#### [To be done]
Spot each line that carries the word "matplotlib"; copy those lines.

START

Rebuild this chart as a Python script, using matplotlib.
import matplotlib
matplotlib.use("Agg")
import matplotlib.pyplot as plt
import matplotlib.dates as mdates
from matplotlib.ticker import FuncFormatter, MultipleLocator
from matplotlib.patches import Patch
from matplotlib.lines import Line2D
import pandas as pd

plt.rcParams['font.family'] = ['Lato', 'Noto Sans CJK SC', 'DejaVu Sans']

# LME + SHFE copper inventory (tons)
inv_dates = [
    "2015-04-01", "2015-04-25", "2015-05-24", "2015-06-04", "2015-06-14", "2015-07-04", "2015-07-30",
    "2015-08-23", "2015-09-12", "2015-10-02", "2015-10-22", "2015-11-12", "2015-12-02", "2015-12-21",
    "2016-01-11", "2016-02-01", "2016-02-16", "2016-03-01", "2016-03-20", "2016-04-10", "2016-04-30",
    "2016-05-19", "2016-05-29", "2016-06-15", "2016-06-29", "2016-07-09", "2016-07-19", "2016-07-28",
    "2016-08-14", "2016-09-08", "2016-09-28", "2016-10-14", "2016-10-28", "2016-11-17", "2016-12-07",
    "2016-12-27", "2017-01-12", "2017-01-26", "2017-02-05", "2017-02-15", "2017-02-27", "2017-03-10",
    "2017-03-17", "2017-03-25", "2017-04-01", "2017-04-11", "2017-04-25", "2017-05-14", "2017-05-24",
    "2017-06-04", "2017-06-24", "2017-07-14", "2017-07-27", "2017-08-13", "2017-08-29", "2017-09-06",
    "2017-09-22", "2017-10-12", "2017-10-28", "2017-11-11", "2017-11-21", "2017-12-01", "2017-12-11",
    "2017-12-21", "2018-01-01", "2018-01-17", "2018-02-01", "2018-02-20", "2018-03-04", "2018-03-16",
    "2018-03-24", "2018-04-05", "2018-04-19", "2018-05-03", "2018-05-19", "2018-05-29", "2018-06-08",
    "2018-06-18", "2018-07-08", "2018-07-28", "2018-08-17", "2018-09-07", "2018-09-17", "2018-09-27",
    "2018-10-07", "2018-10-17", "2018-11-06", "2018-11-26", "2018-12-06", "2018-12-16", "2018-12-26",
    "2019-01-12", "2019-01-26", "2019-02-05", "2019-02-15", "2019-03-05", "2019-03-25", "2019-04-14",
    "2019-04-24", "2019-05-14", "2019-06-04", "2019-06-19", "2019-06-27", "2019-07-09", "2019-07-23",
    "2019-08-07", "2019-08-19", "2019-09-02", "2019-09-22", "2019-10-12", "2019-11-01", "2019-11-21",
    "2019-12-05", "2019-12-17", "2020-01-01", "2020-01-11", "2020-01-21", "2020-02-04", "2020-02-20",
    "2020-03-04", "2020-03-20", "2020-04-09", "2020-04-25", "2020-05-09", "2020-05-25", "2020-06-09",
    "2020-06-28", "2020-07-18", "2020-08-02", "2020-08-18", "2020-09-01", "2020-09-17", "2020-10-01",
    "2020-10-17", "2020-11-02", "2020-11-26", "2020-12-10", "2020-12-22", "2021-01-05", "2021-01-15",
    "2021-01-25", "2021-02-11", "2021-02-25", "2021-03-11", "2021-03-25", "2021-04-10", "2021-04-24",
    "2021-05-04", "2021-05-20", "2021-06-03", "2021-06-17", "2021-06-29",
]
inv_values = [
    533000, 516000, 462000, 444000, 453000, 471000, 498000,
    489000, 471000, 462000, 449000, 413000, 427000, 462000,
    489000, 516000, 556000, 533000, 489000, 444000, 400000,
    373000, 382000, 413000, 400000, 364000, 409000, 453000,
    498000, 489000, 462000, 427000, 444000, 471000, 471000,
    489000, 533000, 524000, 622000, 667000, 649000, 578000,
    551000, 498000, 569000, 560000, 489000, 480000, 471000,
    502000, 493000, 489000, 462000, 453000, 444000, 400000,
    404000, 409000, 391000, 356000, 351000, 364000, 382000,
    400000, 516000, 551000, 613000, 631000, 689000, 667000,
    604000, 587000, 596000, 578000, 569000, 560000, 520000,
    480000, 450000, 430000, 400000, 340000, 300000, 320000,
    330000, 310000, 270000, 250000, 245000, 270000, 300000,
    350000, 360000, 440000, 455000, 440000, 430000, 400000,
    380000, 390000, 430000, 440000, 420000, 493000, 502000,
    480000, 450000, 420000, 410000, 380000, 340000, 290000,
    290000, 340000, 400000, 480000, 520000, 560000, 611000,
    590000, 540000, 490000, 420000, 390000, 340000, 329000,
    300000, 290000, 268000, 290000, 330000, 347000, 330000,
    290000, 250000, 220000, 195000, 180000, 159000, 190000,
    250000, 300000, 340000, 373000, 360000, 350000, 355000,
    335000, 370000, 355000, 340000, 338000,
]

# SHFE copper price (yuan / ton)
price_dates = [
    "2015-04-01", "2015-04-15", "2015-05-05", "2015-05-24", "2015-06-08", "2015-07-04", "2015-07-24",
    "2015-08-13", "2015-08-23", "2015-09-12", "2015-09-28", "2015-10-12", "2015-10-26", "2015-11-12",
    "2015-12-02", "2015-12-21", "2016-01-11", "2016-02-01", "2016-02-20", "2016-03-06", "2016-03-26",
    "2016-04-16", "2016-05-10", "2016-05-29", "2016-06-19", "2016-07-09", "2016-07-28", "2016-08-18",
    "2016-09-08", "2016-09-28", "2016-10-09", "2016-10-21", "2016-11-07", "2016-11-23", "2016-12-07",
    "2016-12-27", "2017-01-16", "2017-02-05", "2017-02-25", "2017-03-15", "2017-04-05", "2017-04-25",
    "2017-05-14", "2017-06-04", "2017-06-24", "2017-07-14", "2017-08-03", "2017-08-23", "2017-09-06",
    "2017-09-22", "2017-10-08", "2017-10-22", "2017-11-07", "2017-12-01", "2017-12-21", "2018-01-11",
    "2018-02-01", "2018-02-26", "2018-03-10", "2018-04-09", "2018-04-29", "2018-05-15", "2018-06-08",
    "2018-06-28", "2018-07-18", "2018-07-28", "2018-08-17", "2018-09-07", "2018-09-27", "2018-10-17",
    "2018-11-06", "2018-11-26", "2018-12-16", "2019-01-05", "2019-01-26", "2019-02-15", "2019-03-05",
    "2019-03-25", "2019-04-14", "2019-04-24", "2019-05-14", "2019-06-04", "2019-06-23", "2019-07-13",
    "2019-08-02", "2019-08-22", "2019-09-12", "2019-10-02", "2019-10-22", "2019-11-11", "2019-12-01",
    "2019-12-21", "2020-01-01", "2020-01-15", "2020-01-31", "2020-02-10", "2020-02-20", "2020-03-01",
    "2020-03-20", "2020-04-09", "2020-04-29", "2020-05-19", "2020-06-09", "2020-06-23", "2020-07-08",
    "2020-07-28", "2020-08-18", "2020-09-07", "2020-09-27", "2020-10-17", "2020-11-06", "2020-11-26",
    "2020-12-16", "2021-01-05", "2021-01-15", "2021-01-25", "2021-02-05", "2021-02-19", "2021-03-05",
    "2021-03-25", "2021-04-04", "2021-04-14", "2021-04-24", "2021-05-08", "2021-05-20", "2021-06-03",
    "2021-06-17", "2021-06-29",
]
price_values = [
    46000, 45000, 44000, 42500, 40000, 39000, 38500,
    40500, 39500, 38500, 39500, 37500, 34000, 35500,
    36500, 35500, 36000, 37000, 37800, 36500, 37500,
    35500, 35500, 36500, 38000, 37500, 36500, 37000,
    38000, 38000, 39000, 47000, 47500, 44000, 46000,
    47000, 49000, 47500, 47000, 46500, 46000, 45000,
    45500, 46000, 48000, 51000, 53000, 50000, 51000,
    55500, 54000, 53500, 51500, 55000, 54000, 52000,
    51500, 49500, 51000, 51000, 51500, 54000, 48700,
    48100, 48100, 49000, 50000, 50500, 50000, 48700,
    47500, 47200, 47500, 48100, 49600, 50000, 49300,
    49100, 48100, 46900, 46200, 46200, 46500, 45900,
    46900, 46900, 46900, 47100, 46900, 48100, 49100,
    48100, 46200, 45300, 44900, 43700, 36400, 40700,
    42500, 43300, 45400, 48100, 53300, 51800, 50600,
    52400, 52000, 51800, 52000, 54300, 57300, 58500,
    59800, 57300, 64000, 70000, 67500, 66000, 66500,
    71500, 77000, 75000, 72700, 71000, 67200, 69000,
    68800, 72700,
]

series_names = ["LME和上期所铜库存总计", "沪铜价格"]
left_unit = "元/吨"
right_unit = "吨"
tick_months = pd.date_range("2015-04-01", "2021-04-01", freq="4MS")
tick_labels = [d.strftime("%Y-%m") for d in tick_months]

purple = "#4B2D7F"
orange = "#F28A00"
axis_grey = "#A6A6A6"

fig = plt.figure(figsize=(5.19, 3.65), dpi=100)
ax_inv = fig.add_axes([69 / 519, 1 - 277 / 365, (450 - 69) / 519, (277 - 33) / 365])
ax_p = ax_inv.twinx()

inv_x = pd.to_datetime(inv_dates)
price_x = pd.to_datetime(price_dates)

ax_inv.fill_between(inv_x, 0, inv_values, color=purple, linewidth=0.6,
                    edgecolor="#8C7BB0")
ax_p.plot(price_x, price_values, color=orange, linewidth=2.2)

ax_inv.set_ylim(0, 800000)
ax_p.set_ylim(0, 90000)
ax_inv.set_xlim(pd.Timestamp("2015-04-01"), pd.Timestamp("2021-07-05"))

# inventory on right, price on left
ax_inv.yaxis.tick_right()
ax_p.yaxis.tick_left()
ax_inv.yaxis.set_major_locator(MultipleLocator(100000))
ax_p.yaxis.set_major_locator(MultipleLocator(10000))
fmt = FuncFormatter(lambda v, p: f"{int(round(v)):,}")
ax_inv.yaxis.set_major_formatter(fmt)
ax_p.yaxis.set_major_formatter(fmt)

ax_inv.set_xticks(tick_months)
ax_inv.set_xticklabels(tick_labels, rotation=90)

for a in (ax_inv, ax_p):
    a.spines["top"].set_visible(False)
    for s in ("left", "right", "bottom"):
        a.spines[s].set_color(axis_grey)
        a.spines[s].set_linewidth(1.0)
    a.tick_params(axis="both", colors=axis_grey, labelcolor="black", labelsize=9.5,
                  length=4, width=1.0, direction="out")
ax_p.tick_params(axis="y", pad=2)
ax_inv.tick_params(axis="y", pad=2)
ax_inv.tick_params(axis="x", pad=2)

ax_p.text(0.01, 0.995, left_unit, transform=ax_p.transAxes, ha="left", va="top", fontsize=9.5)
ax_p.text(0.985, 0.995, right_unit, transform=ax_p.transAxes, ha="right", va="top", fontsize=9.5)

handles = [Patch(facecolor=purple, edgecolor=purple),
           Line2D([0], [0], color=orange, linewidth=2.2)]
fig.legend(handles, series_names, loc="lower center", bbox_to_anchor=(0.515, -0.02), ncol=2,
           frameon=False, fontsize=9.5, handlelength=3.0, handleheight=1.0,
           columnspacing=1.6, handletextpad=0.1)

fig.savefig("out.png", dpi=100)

END

#### [Output of the task]
Rebuild this chart as a Python script, using matplotlib.
import matplotlib
matplotlib.use("Agg")
import matplotlib.pyplot as plt
import matplotlib.dates as mdates
from matplotlib.ticker import FuncFormatter, MultipleLocator
from matplotlib.patches import Patch
from matplotlib.lines import Line2D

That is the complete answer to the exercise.